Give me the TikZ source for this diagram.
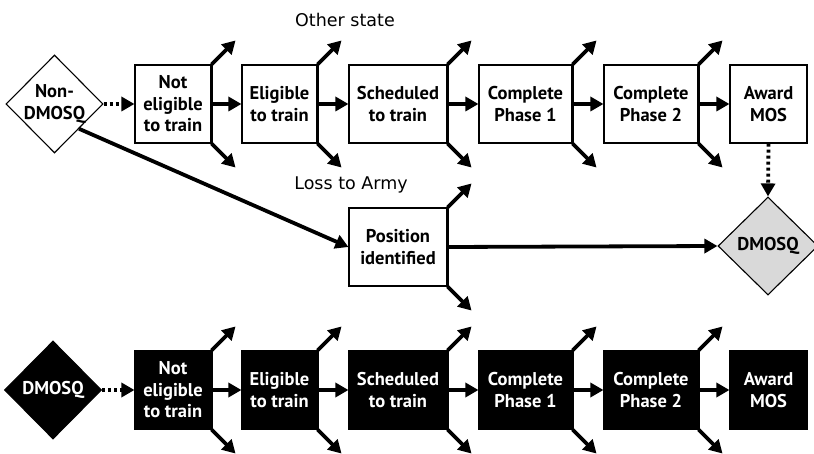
\documentclass[tikz,border=0pt]{standalone}
\usepackage{fontspec}
\setmainfont{PT Sans}
\newfontfamily\captionface{DejaVu Sans}
\usetikzlibrary{arrows.meta,shapes.geometric}
\begin{document}
\begin{tikzpicture}[x=1pt,y=-1pt,
  txt/.style={font=\captionface\fontsize{17.5}{22}\selectfont},
  stage/.style={draw, line width=1.1pt, minimum height=78pt, inner sep=0pt,
    align=center, font=\fontsize{18.5}{21.5}\selectfont\bfseries},
  darkstage/.style={stage, fill=black, text=white},
  gate/.style={diamond, draw, line width=1.1pt, minimum width=97pt,
    minimum height=98pt, inner sep=0pt},
  gatetext/.style={align=center, font=\fontsize{18.5}{21.5}\selectfont\bfseries},
  flow/.style={line width=3.8pt, -{Triangle[length=13pt,width=14pt]}},
  hold/.style={line width=3.8pt, dash pattern=on 3pt off 3pt,
    -{Triangle[length=13pt,width=14pt]}},
  fork/.style={line width=2.2pt}
]
\useasboundingbox (0,0) rectangle (814,454);

% captions for the branch arrows
\node[txt] (other) at (345,20) {Other state};
\node[txt] (loss) at (351,185) {Loss to Army};

% entry diamonds
\node[gate] (nd) at (54.5,104) {};
\node[gatetext] at (nd) {Non-\\DMOSQ};
\node[gate, fill=black] (bd) at (53,390) {};
\node[gatetext, text=white] at (bd) {DMOSQ};
\node[gate, fill=black!15, minimum width=100pt] (gd) at (768,246) {};
\node[gatetext] at (gd) {DMOSQ};

% upper pipeline
\node[stage, minimum width=76pt] (t1) at (173,104) {Not\\eligible\\to train};
\node[stage, minimum width=75pt] (t2) at (279.5,104) {Eligible\\to train};
\node[stage, minimum width=98pt] (t3) at (398,104) {Scheduled\\to train};
\node[stage, minimum width=93pt] (t4) at (525.5,104) {Complete\\Phase 1};
\node[stage, minimum width=94pt] (t5) at (651,104) {Complete\\Phase 2};
\node[stage, minimum width=77pt] (t6) at (768.5,104) {Award\\MOS};

% side path
\node[stage, minimum width=98pt] (pos) at (398,247) {Position\\identified};

% lower pipeline
\node[darkstage, minimum width=76pt] (b1) at (173,390) {Not\\eligible\\to train};
\node[darkstage, minimum width=75pt] (b2) at (279.5,390) {Eligible\\to train};
\node[darkstage, minimum width=98pt] (b3) at (398,390) {Scheduled\\to train};
\node[darkstage, minimum width=93pt] (b4) at (525.5,390) {Complete\\Phase 1};
\node[darkstage, minimum width=94pt] (b5) at (651,390) {Complete\\Phase 2};
\node[darkstage, minimum width=77pt] (b6) at (768.5,390) {Award\\MOS};

% main flow
\draw[hold] (nd.east) -- (t1.west);
\draw[hold] (bd.east) -- (b1.west);
\foreach \a/\b in {t1/t2,t2/t3,t3/t4,t4/t5,t5/t6,b1/b2,b2/b3,b3/b4,b4/b5,b5/b6}
  \draw[flow] (\a.east) -- (\b.west);
\draw[flow] (nd.south east) -- (pos.west);
\draw[flow] (pos.east) -- (gd.west);
\draw[hold] (t6.south) -- (gd.north);

% exits: up to another state, down to loss
\foreach \n in {t1,t2,t3,t4,t5,b1,b2,b3,b4,b5,pos}{
  \coordinate (\n-up) at ([shift={(24,-24)}]\n.north east);
  \coordinate (\n-dn) at ([shift={(24,24)}]\n.south east);
  \draw[fork] (\n.north east) -- (\n.south east);
  \draw[flow] (\n.north east) -- (\n-up);
  \draw[flow] (\n.south east) -- (\n-dn);
}
\end{tikzpicture}
\end{document}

REQUIRED WORK: Return only the lines running from the top of the data to the line that holds "minimum width=98pt] (pos)". Include both of those lines, but skip the pictures.

RESULT OF THE EXERCISE:
Give me the TikZ source for this diagram.
\documentclass[tikz,border=0pt]{standalone}
\usepackage{fontspec}
\setmainfont{PT Sans}
\newfontfamily\captionface{DejaVu Sans}
\usetikzlibrary{arrows.meta,shapes.geometric}
\begin{document}
\begin{tikzpicture}[x=1pt,y=-1pt,
  txt/.style={font=\captionface\fontsize{17.5}{22}\selectfont},
  stage/.style={draw, line width=1.1pt, minimum height=78pt, inner sep=0pt,
    align=center, font=\fontsize{18.5}{21.5}\selectfont\bfseries},
  darkstage/.style={stage, fill=black, text=white},
  gate/.style={diamond, draw, line width=1.1pt, minimum width=97pt,
    minimum height=98pt, inner sep=0pt},
  gatetext/.style={align=center, font=\fontsize{18.5}{21.5}\selectfont\bfseries},
  flow/.style={line width=3.8pt, -{Triangle[length=13pt,width=14pt]}},
  hold/.style={line width=3.8pt, dash pattern=on 3pt off 3pt,
    -{Triangle[length=13pt,width=14pt]}},
  fork/.style={line width=2.2pt}
]
\useasboundingbox (0,0) rectangle (814,454);

% captions for the branch arrows
\node[txt] (other) at (345,20) {Other state};
\node[txt] (loss) at (351,185) {Loss to Army};

% entry diamonds
\node[gate] (nd) at (54.5,104) {};
\node[gatetext] at (nd) {Non-\\DMOSQ};
\node[gate, fill=black] (bd) at (53,390) {};
\node[gatetext, text=white] at (bd) {DMOSQ};
\node[gate, fill=black!15, minimum width=100pt] (gd) at (768,246) {};
\node[gatetext] at (gd) {DMOSQ};

% upper pipeline
\node[stage, minimum width=76pt] (t1) at (173,104) {Not\\eligible\\to train};
\node[stage, minimum width=75pt] (t2) at (279.5,104) {Eligible\\to train};
\node[stage, minimum width=98pt] (t3) at (398,104) {Scheduled\\to train};
\node[stage, minimum width=93pt] (t4) at (525.5,104) {Complete\\Phase 1};
\node[stage, minimum width=94pt] (t5) at (651,104) {Complete\\Phase 2};
\node[stage, minimum width=77pt] (t6) at (768.5,104) {Award\\MOS};

% side path
\node[stage, minimum width=98pt] (pos) at (398,247) {Position\\identified};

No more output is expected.